In the hands of a filmmaker like Alfred Hitchcock, Along Came a Spider could have become a chilling examination of the depths that a person will go to for revenge. Pleshette hints at the complexities of her character, but I think Hitch would have allowed her to delve more deeply into Anne's inner turmoil and the cause and effects of her actions.

But this is a Movie of the Week and not Vertigo, so what we get is a clever suspense film that aims solely to entertain. It succeeds quite well on that level. Indeed, the film's only significant flaw is its length. When a big twist is resolved with 20 minutes remaining, it's indicative that there's still another revelation to follow.

Like Honeymoon With a StrangerAlong Came a Spider was based on a stage play. Leonard Lee wrote Sweet Poison in 1948. Lee was a prolific writer and also penned screenplays, such as the 1953 film noir The Glass Web starring Edward G. Robinson and John Forsythe. Pretty Poison was adapted previously for British television in 1959 on the ITV Play of the Week. That's not a movie of the week...but it's close.
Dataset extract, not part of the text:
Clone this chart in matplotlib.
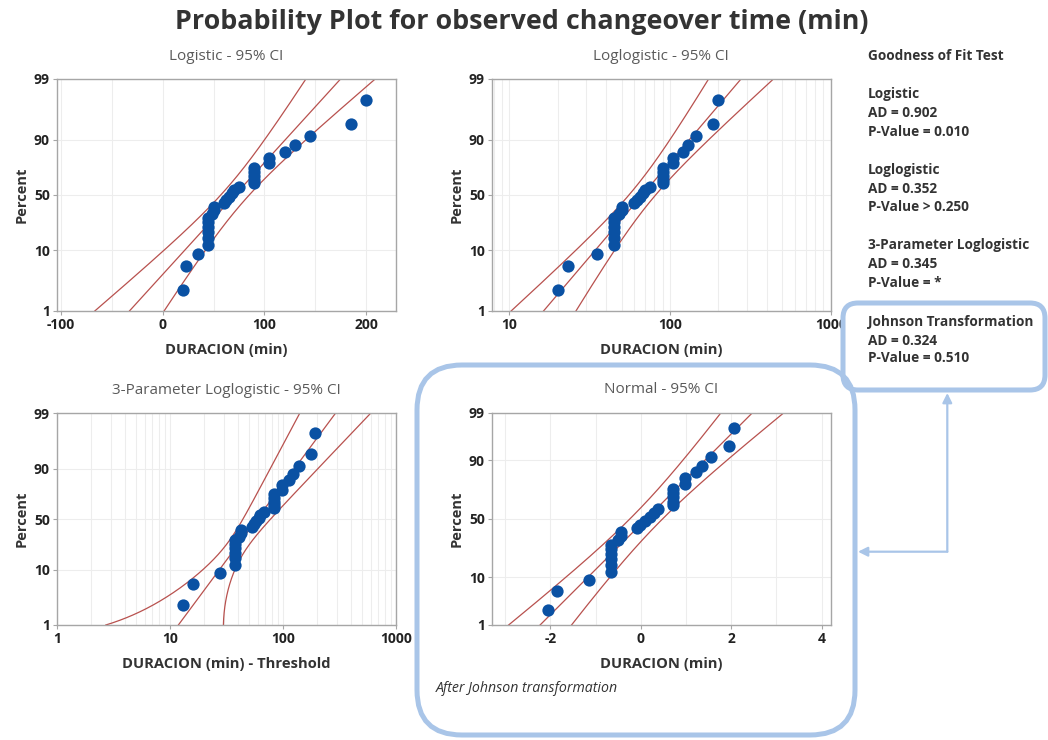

  1. I used to watch these as well, and remember these two well. Honeymoon reminded me of Chase a Crooked Shadow. Some of these made-for-tv movies were pretty good. I recently obtained the equally fine House on Greenapple Road, which also featured Janet Leigh, and The Underground Man, from Modcinema.

  2. I really enjoyed this post featuring strong female performances in MOTW selections. Both stories were quite interesting. Like you, Rick, I can't understand why Suzanne Pleshette never achieved a higher level of stardom. She was very talented, gorgeous, and had a unique voice.

  3. Oh I LOVED the Movie of the Week! I have a vague memory of Honeymoon with a Stranger but I do remember Along Came a Spider very well. It seems it was a bit more popular than most because I distinctly remember it showing more then once. It would pop up on late night TV occasionally. It's not a great film but Suzanne is her usual superior self.

    I think the reason, at least partly, that she didn't have a larger impact on the big screen was because of the parallel successful career of Anne Bancroft. They were a very similar type, Suzanne even took over the Broadway production of The Miracle Worker when Bancroft left the show, and once Anne broke through in a big way the quality parts that they were both suited for went to her. Suzanne still had a fine career in TV but it's too bad she wasn't given more challenging roles.

    Speaking of the Movie of the Week one of my absolute favorites was Reflections of Murder, a remake of the Clouzot's Diabolique, with Joan Hackett and Tuesday Weld. It was a special production big deal at the time it came out, was released on a VCR tape though not unfortunately on DVD yet. I saw it again recently on Youtube and it holds up extremely well, certainly better then the indifferent Sharon Stone 90's version.

    1. Joel, I just added REFLECTIONS OF MURDER to my YouTube "watch later" list. Thanks for a great recommendation! My dream is that someone puts out a MOTW DVD set. The likelihood of that happening is slim as the movies were made by different production companies for ABC :(

  4. offers a lot of made-for-tv movies on dvd, the quality of which may be relative. However, I've purchased several--The Outsider pilot, The Killer Who Wouldn't Die, The Heist, The Golden Gate Murders-and found them satisfactory.

    1. Thanks, David! I'm off to check out the web site.